GOODBYE HORIZON

Curator: LIBERIA

EL CONTRAESPECTÁCULO DE LAS COSAS DEJANDO DE EXISTIR - Installation.

Por: Geraldiny Guerrero

June–July 2017
Photography Santiago Pinyol
Horizon is defined as the line that apparently separates the sky from the earth, an horizon line also separates the deep mysteries behind the origin of things, of the moral, and of the world of the immediate reality that is so familiar to us, an horizon line is also the fundamental grammatical tool for the construction of landscapes which is defined at the same time as the point of view of an area of land considered a spectacle. It only takes some zapping through channels to get familiar with the content of Adiós Horizonte.
Recently in a drunk discussion a dear friend said it didn’t matter who won the US elections nothing was going to happen, a friend argued the contrary by saying that Trump was a madman and that he would have access to weapon of mass destruction which he could detonate at any time.

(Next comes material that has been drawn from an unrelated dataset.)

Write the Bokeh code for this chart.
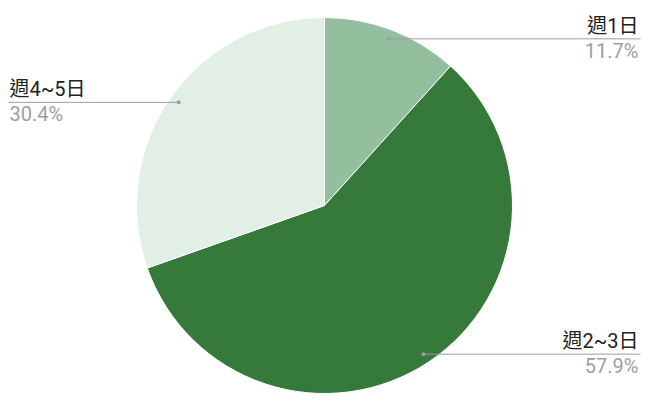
import math
from bokeh.plotting import figure
from bokeh.models import Range1d, ColumnDataSource
from bokeh.core.properties import value
from bokeh.embed import file_html
from bokeh.resources import INLINE

categories = ["週1日", "週2~3日", "週4~5日"]
percents = [11.7, 57.9, 30.4]
colors = ["#93bf9e", "#357a3b", "#e1efe5"]

W, H = 642, 401
cx, cy, R = 324, 401 - 205, 188
FONT = "Roboto, Noto Sans CJK TC"

p = figure(width=W, height=H, output_backend="svg", toolbar_location=None,
           x_range=Range1d(0, W), y_range=Range1d(0, H), min_border=0)
p.axis.visible = False
p.grid.visible = False
p.outline_line_color = None
p.background_fill_color = "white"

total = sum(percents)
cum = 0.0
starts, ends = [], []
for v in percents:
    starts.append(math.pi / 2 - 2 * math.pi * (cum + v) / total)
    ends.append(math.pi / 2 - 2 * math.pi * cum / total)
    cum += v

src = ColumnDataSource(dict(start=starts, end=ends, color=colors))
p.wedge(x=cx, y=cy, radius=R, start_angle="start", end_angle="end",
        fill_color="color", line_color="white", line_width=1, source=src)

cum = 0.0
for cat, v in zip(categories, percents):
    mid = (cum + v / 2) / total
    cum += v
    ang = math.pi / 2 - 2 * math.pi * mid
    px = cx + 0.95 * R * math.cos(ang)
    py = cy + 0.95 * R * math.sin(ang)
    right = px > cx
    if right:
        x0, x1, tx, align = px, 640, 638, "right"
    else:
        x0, x1, tx, align = 8, px, 9, "left"
    p.line([x0, x1], [py, py], line_color="#9e9e9e", line_width=1)
    p.scatter([px], [py], size=4, fill_color="#9e9e9e", line_color=None)
    p.text([tx], [py + 1], text=[cat], text_font=value(FONT), text_font_size="20px",
           text_color="#222222", text_align=align, text_baseline="bottom")
    p.text([tx], [py], text=[f"{v}%"], text_font=value(FONT), text_font_size="20px",
           text_color="#9e9e9e", text_align=align, text_baseline="top")

open("out.html", "w").write(file_html(p, INLINE))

I thought both scenarios were rather gloomy, either a static political world where there is no significant structural change, or a collective death that opposed to the end of the age of the dinosaurs it wouldn’t leave oil, fossils, or vestiges of a species that barely blinked in the history of the globe.
Maybe it’s in fiction where we like to see higher chances, either through ID (Investigation Discovery), where they often tell the story of a random person, who could be our sister, or at least someone’s sister, or our girlfriend, or maybe the neighbor’s wife. From the beginning we know this story ends in his death, but not in a simple death, in a violent death, a weird one, at the hands of some bloodthirsty guy who embodies the evilness, an unreal death, while the TV show guarantees that it’s a real death from a real story. Despite the fact that the main character’s death lets on failures of the system, at the end there’s justice, the victimizer was found and we feel relieved and confident that there are guarantees of justice.
Almost as a part of the collective universal imagination, in a way a new paradigm, cost us very little work to imagine deserted scenarios in which a nuclear bomb devastates humanity, or in which a meteorite falls on the earth, putting an end to every living thing, and triggers one big collective death. Over the years we have learned that the trajectory to the end will be slow, that our protagonists will have to face a hostile reality where they will have to be spectators of dreary landscapes, fire, catastrophes, cannibalism, and an horizon that blurs, in other words, and spectacle where there will be no border. As long as there’s nothing more laborious that knowing or imagining that our deaths will probably be boring, ordinary, and lonely, while other people’s lives who maybe work in a coal mine will be years of agony because of an EPOC in which they will daily see the slow devastation of a landscape that was once green, or that the death of many black men in US will be with a bladed weapon in some street at the hands of a white male who hates difference, who won’t go to jail, and who idolizes Trump because of an underlying problem known as poverty and disinformation.
For outstanding and absurd that is Science Fiction, it has more space in our imaginary than the end an oppressive economic system, than class antagonisms, than the fact that things happen every day, that maybe they don’t happen to us in our immediate reality, but they do to someone, to someone less privileged who lives in some place that is so far from us.
Whether through and installation (Lujo moderno, Gabriel Mejía) using materials somewhat tacky (mañé) that we are familiar with, and that through layers of transparency seeks to achieve darkness and build a landscape; or a quote from a science fiction book (The road, Cormac Mccarthy) carved on coal from a local mine referred to (El contra-espectáculo de las cosas dejando de existir, Geraldiny Guerrero) Adiós Horizonte give us a glimpse into the little glitch in our preconceived notion of the world, that honest mistake in which our eyes becomes kind of noisy. Whilst we are afraid of the end, we cannot stop picturing it together, and picturing it as a big spectacle provided by the earth. The work of Geraldiny Guerrero and Gabriel Mejía may not have much in common at first sight, beyond the non-permanent materials, the sharp humor, the staging: there is a common gesture, the idea of a very thin horizon line which separates the immediate reality from a collective contemporary cosmogony.